Daher wird die Sozialstruktur des Quartiers schließlich eher von ökonomisch besser gestellten Personen mit inländischer Staatsbürgerschaft in einer für Neubausiedlungen typischen relativ homogenen Altersmischung geprägt sein und damit nicht der im Leitbild geforderten Mischung entsprechen. Zwar versucht man nun mit einem Projekt, das sich durch Wohngemeinschaften ohne Eigenmittel und die Stundung von Eigenmitteln oder hohe subjektbezogene Förderungen für Darlehen auf die Eigenmittel für Wohnungen auszeichnet, dieser Tendenz entgegenzuwirken, es handelt sich dabei jedoch um etwa 800 Wohnungen von über 10.000, und daher erscheint es fraglich, ob dies dazu geeignet sein kann, den Trend zu brechen. Die Zahl der billigen Wohnungen, die durch Sanierungen verschwinden, wird durch Projekte wie das oben erwähnte und Genossenschaftswohnungen, die einen niedrigen Eigenmittelanteil benötigen (z. B. Sozialbau) und dadurch auch für einkommensschwache Gruppen leistbar sind, wohl nicht erreicht. Zum Problem wird das vor allem in Zeiten, in denen die Zahl der Armen steigt. Es entsteht damit eine Struktur, die sich sehr stark vom Stuwerviertel, aber auch von Alliierten- und Volkertviertel oder dem angrenzenden Bereich des 20. Bezirks – die in gewissem Maße dem Stuwerviertel ähnlich sind – unterscheidet. Diese Kontraste sind dazu geeignet, die Umgebung nachhaltig zu verändern.

Wirkungen

Inwieweit solche Effekte durch die U2 im Stuwerviertel, vor allem in jenen Bereichen, die dem Praterstern bzw. dem Mexikoplatz nahe sind, derart stark nachweisbar wären, ist unklar. Jedenfalls wurde mit der Eröffnung der Station Messe ein Bereich gestärkt, der bereits vorher die höchste AkademikerInnenquote und den höchsten Anteil an Eigentumswohnungen aufgewiesen[06] hatte.

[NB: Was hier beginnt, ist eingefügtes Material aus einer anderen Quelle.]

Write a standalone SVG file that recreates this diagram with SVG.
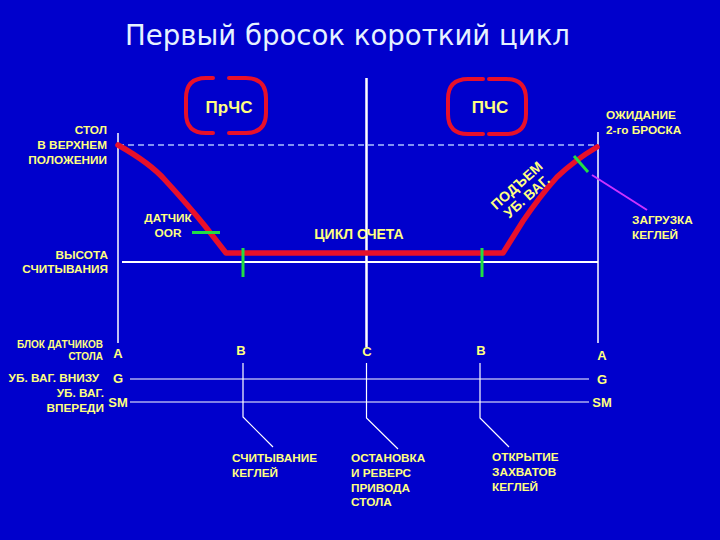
<svg xmlns="http://www.w3.org/2000/svg" width="720" height="540" viewBox="0 0 720 540">
<style>
.lbl{font-family:"Liberation Sans",Arial,sans-serif;font-weight:bold;fill:#FFFF80;font-size:11.8px}
.sm{font-size:10px}
.big{font-size:17px}
.ltr{font-size:13px}
.mid{font-size:14px}
.r{text-anchor:end}
.c{text-anchor:middle}
.wl{stroke:#FFFFFF;fill:none}
.red{stroke:#E8102A;fill:none;stroke-linecap:round;stroke-linejoin:round}
.grn{stroke:#22DD44;stroke-width:3;fill:none}
</style>
<rect width="720" height="540" fill="#0000CC"/>
<text x="125" y="45" font-family="DejaVu Sans,Verdana,sans-serif" font-size="29" fill="#E6F2FF" textLength="445" lengthAdjust="spacingAndGlyphs">Первый бросок короткий цикл</text>

<g id="axes">
<line class="wl" x1="118" y1="133" x2="118" y2="343" stroke-width="1.5"/>
<line class="wl" x1="598" y1="132" x2="598" y2="343" stroke-width="1.5"/>
<line class="wl" x1="366.5" y1="78" x2="366.5" y2="347" stroke-width="2.5"/>
<line x1="118" y1="145" x2="598" y2="145" stroke="#A8C0FF" stroke-width="1.5" stroke-dasharray="6 4"/>
<line class="wl" x1="122" y1="262" x2="598" y2="262" stroke-width="2"/>
</g>

<g id="curve">
<path class="red" stroke-width="5.5" d="M118 145 Q150 163 165 180 Q188 205 205 226 L226 253 L503 253 L523 221 Q540 196 557 177 Q575 160 597 147"/>
</g>

<g id="brackets">
<path class="red" stroke-width="4" d="M213 78 L206 78 Q186 78 186 98 L186 113 Q186 133 206 133 L213 133"/>
<path class="red" stroke-width="4" d="M229 78 L246 78 Q266 78 266 98 L266 113 Q266 133 246 133 L229 133"/>
<path class="red" stroke-width="4" d="M483 79 L468 79 Q448 79 448 99 L448 114 Q448 134 468 134 L483 134"/>
<path class="red" stroke-width="4" d="M489 79 L506 79 Q526 79 526 99 L526 114 Q526 134 506 134 L489 134"/>
</g>

<g id="marks">
<line class="grn" x1="192" y1="232.5" x2="220" y2="232.5"/>
<line class="grn" x1="243" y1="248" x2="243" y2="277"/>
<line class="grn" x1="482" y1="248" x2="482" y2="277"/>
<line class="grn" x1="574" y1="156" x2="588" y2="172"/>
<line x1="592" y1="175" x2="647" y2="210" stroke="#CC33FF" stroke-width="2"/>
</g>

<g id="signals">
<line class="wl" x1="130" y1="379" x2="589" y2="379" stroke-width="1.2"/>
<line class="wl" x1="130" y1="402" x2="589" y2="402" stroke-width="1.2"/>
<polyline class="wl" stroke-width="1.2" points="243,363 243,417 273,447"/>
<polyline class="wl" stroke-width="1.2" points="366.5,363 366.5,418 398,449"/>
<polyline class="wl" stroke-width="1.2" points="480,363 480,418 509,447"/>
</g>

<g id="labels">
<text class="lbl big c" x="229" y="113">ПрЧС</text>
<text class="lbl big c" x="490" y="113">ПЧС</text>
<text class="lbl r" x="107" y="134">СТОЛ</text>
<text class="lbl r" x="107" y="149">В ВЕРХНЕМ</text>
<text class="lbl r" x="107" y="164">ПОЛОЖЕНИИ</text>
<text class="lbl r" x="108" y="259">ВЫСОТА</text>
<text class="lbl r" x="108" y="273">СЧИТЫВАНИЯ</text>
<text class="lbl c" x="168" y="222">ДАТЧИК</text>
<text class="lbl c" x="168" y="237">OOR</text>
<text class="lbl mid c" x="359" y="239">ЦИКЛ СЧЕТА</text>
<text class="lbl" x="606" y="119">ОЖИДАНИЕ</text>
<text class="lbl" x="606" y="134">2-го БРОСКА</text>
<text class="lbl" x="632" y="224">ЗАГРУЗКА</text>
<text class="lbl" x="632" y="239">КЕГЛЕЙ</text>
<g transform="translate(520 189) rotate(-42)"><text class="lbl mid c" x="0" y="0">ПОДЪЕМ</text><text class="lbl mid c" x="0" y="15">УБ. ВАГ.</text></g>
<text class="lbl sm r" x="103" y="348">БЛОК ДАТЧИКОВ</text>
<text class="lbl sm r" x="103" y="360">СТОЛА</text>
<text class="lbl r" x="99" y="382">УБ. ВАГ. ВНИЗУ</text>
<text class="lbl r" x="104" y="397">УБ. ВАГ.</text>
<text class="lbl r" x="104" y="412">ВПЕРЕДИ</text>
<text class="lbl ltr c" x="118" y="358">A</text>
<text class="lbl ltr c" x="118" y="383">G</text>
<text class="lbl ltr c" x="118" y="407">SM</text>
<text class="lbl ltr c" x="602" y="360">A</text>
<text class="lbl ltr c" x="602" y="384">G</text>
<text class="lbl ltr c" x="602" y="407">SM</text>
<text class="lbl ltr c" x="241" y="355">B</text>
<text class="lbl ltr c" x="367" y="356">C</text>
<text class="lbl ltr c" x="481" y="355">B</text>
<text class="lbl" x="232" y="462">СЧИТЫВАНИЕ</text>
<text class="lbl" x="232" y="477">КЕГЛЕЙ</text>
<text class="lbl" x="351" y="462">ОСТАНОВКА</text>
<text class="lbl" x="351" y="477">И РЕВЕРС</text>
<text class="lbl" x="351" y="492">ПРИВОДА</text>
<text class="lbl" x="351" y="506">СТОЛА</text>
<text class="lbl" x="492" y="461">ОТКРЫТИЕ</text>
<text class="lbl" x="492" y="476">ЗАХВАТОВ</text>
<text class="lbl" x="492" y="491">КЕГЛЕЙ</text>
</g>
</svg>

So wird der Druck auf das Viertel durch die in diesem Umfeld entstehenden Bürobauten und die Universität deutlich erhöht. Die Entwicklung der Lassallestraße in den 1990er-Jahren mit fast reinen Bürokomplexen, bei der ein „Brückenschlag“ vorgesehen war, hat zwar keine wesentlichen Veränderungen verursacht, die Situation ist diesmal jedoch durch die Studierenden längerfristig eine wesentlich andere.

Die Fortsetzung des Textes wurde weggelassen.